Jean Claude Juncker EU notfalls ohne Briten

Auf ihrem Gipfel in Brüssel wollen die Staats- und Regierungschefs der Europäischen Union Wege aus der Verfassungskrise suchen. Der luxemburgischen Premier Jean Claude Juncker kann sich die EU auch ohne Großbritannien vorstellen.

Die Europäische Union könnte nach Aussagen des luxemburgischen Premierministers Jean Claude Juncker notfalls auch ohne Großbritannien bestehen. Juncker wies in einem Interview der "Welt" auf diese Möglichkeit für den Fall hin, dass die Briten die europäische Verfassung ablehnten. "Ich wünsche mir das aber nicht", sagte der Politiker kurz vor Beginn des Gipfeltreffens der europäischen Staats- und Regierungschefs in Brüssel. Auf Frankreich, das die Verfassung in einer Volksabstimmung bereits abgelehnt hat, könne die EU dagegen nicht verzichten. Die Staats- und Regierungschefs der Europäischen Union wollen bei ihrem heute Abend in Brüssel beginnenden Gipfeltreffen erste Schritte aus der EU-Verfassungskrise unternehmen.

"Wenn Deutschland und Frankreich sich nicht in eine Richtung bewegen, wird das europäische Triebwerk so schwer gestört sein, dass der Karren nicht mehr zu ziehen sein wird", sagte der luxemburgische Premierminister. Auf dem Gipfel am Donnerstag und Freitag sollen erste Schritte aus der Zukunftskrise der EU unternommen werden. Er soll rund ein Jahr nach Scheitern der Referenden in Frankreich und den Niederlanden Bilanz ziehen und Startschuss für eine neue Verfassungsdiskussion sein.

Im Juni 2007 genauer Fahrplan für die weitere Debatte

Juncker wies den beiden Ländern eine Bringschuld zu. Sie müssten einen Verfassungsvorschlag machen, mit denen die anderen Länder leben könnten. "Es kann nicht sein, dass die 16 Länder, die bereits ratifiziert haben, schlaflose Nächte verbringen und überlegen, was man tun könnte, damit Franzosen und Niederländer zustimmen", sagte er.

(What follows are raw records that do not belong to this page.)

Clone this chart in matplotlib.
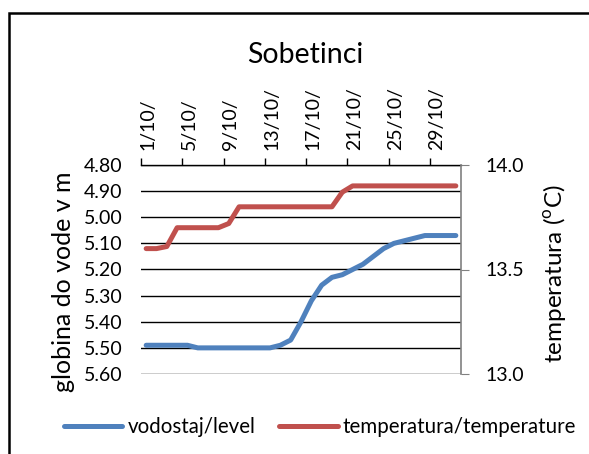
import numpy as np
import matplotlib.pyplot as plt
from matplotlib.patches import Rectangle
from matplotlib.transforms import ScaledTranslation

plt.rcParams['font.family'] = ['Lato', 'DejaVu Sans']
plt.rcParams['mathtext.fontset'] = 'custom'
plt.rcParams['mathtext.rm'] = 'Lato'

# daily values, October
days = np.arange(1, 32)
level = [5.49, 5.49, 5.49, 5.49, 5.49, 5.50, 5.50, 5.50, 5.50, 5.50,
         5.50, 5.50, 5.50, 5.49, 5.47, 5.40, 5.32, 5.26, 5.23, 5.22,
         5.20, 5.18, 5.15, 5.12, 5.10, 5.09, 5.08, 5.07, 5.07, 5.07, 5.07]
temp = [13.60, 13.60, 13.61, 13.70, 13.70, 13.70, 13.70, 13.70, 13.72, 13.80,
        13.80, 13.80, 13.80, 13.80, 13.80, 13.80, 13.80, 13.80, 13.80, 13.87,
        13.90, 13.90, 13.90, 13.90, 13.90, 13.90, 13.90, 13.90, 13.90, 13.90, 13.90]
tick_days = [1, 5, 9, 13, 17, 21, 25, 29]
tick_labels = [f"{d}/10/" for d in tick_days]

blue = '#4F81BD'
red = '#C0504D'

fig = plt.figure(figsize=(5.89, 4.54), dpi=100)
W, H = 589, 454
ax = fig.add_axes([141 / W, 1 - 374 / H, 320 / W, 209 / H])

ax.plot(days, level, color=blue, lw=3.6, solid_capstyle='round', solid_joinstyle='round',
        label='vodostaj/level')
ax.set_xlim(0.5, 31.5)
ax.set_ylim(5.60, 4.80)
ax.set_yticks(np.arange(4.8, 5.61, 0.1))
ax.set_yticklabels([f"{v:.2f}" for v in np.arange(4.8, 5.61, 0.1)])
ax.tick_params(axis='y', length=0, pad=13.5, labelsize=14)
ax.grid(axis='y', color='black', lw=1)
ax.set_axisbelow(True)

ax.xaxis.tick_top()
ax.set_xticks([d - 0.5 for d in tick_days])
ax.set_xticklabels(tick_labels, rotation=90, fontsize=14)
ax.tick_params(axis='x', length=5, width=1, color='black', pad=6)
offset = ScaledTranslation(5 / 72, 0, fig.dpi_scale_trans)
for lbl in ax.get_xticklabels():
    lbl.set_transform(lbl.get_transform() + offset)

for s in ['left', 'bottom', 'right']:
    ax.spines[s].set_visible(False)
ax.spines['top'].set_color('black')
ax.spines['top'].set_linewidth(1)

ax.set_ylabel('globina do vode v m', fontsize=18)
ax.yaxis.set_label_coords(-0.205, 0.44)

ax2 = ax.twinx()
ax2.plot(days, temp, color=red, lw=3.6, solid_capstyle='round', solid_joinstyle='round',
         label='temperatura/temperature')
ax2.set_ylim(13.0, 14.0)
ax2.set_yticks([13.0, 13.5, 14.0])
ax2.set_yticklabels(['13.0', '13.5', '14.0'])
ax2.tick_params(axis='y', length=6, color='#808080', pad=11.5, labelsize=14)
for s in ['left', 'bottom', 'top']:
    ax2.spines[s].set_visible(False)
ax2.spines['right'].set_color('#808080')
ax2.spines['right'].set_linewidth(1.2)
ax2.set_ylabel(r'temperatura ($^{\mathrm{o}}$C)', fontsize=17.5)
ax2.yaxis.set_label_coords(1.25, 0.48)

fig.text(305 / W, 1 - 63 / H, 'Sobetinci', ha='center', va='baseline', fontsize=20.5)

h1, l1 = ax.get_legend_handles_labels()
h2, l2 = ax2.get_legend_handles_labels()
fig.legend(h1 + h2, l1 + l2, loc='center', bbox_to_anchor=(320 / W, 1 - 427 / H), ncol=2,
           frameon=False, fontsize=14.8, handlelength=2.85, handletextpad=0.26, columnspacing=1.15)

fig.add_artist(Rectangle((9 / W, -0.1), 1.2, 1.1 - 13 / H, transform=fig.transFigure,
                         fill=False, edgecolor='black', lw=1.8))

fig.savefig('out.png', dpi=100)
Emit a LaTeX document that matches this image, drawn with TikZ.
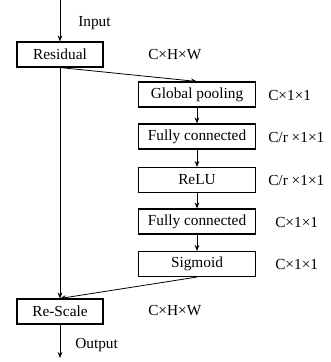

Der bis Freitag dauernde Gipfel soll gut ein Jahr nach dem Scheitern der EU-Verfassung in Frankreich und den Niederlanden Bilanz ziehen. Dabei soll die Phase des Nachdenkens verlängert werden. Erst nach den Wahlen in den Niederlanden und Frankreich im kommenden Jahr soll dann unter deutscher EU-Ratspräsidentschaft im Juni 2007 der genaue Fahrplan für die weitere Debatte beschlossen werden. Bereits für März lädt Bundeskanzlerin Angela Merkel zum 50. EU-Jubiläum zu einem informellen Treffen nach Berlin ein.

Die Verhandlungen mit der Türkei bleiben kritisch

Erst unter der französischen EU-Präsidentschaft 2008 wird es um die Kernfrage gehen: Ob die Verfassung mit ihren neuen Entscheidungswegen, einem EU-Außenminister und einer stärkeren gemeinsamen Innenpolitik noch eine Chance hat oder ob die EU lediglich mit kleineren Reformen versucht, ihre Arbeitsfähigkeit zu erhalten. Die Staats- und Regierungschefs wollen zudem die Aufnahmefähigkeit der Union für neue Mitglieder sprechen. Die Kommission will bis zum Herbst einen Bericht dazu vorbereiten. In Deutschland, Österreich und Frankreich sieht die Bevölkerung vor allem die Verhandlungen mit der Türkei kritisch.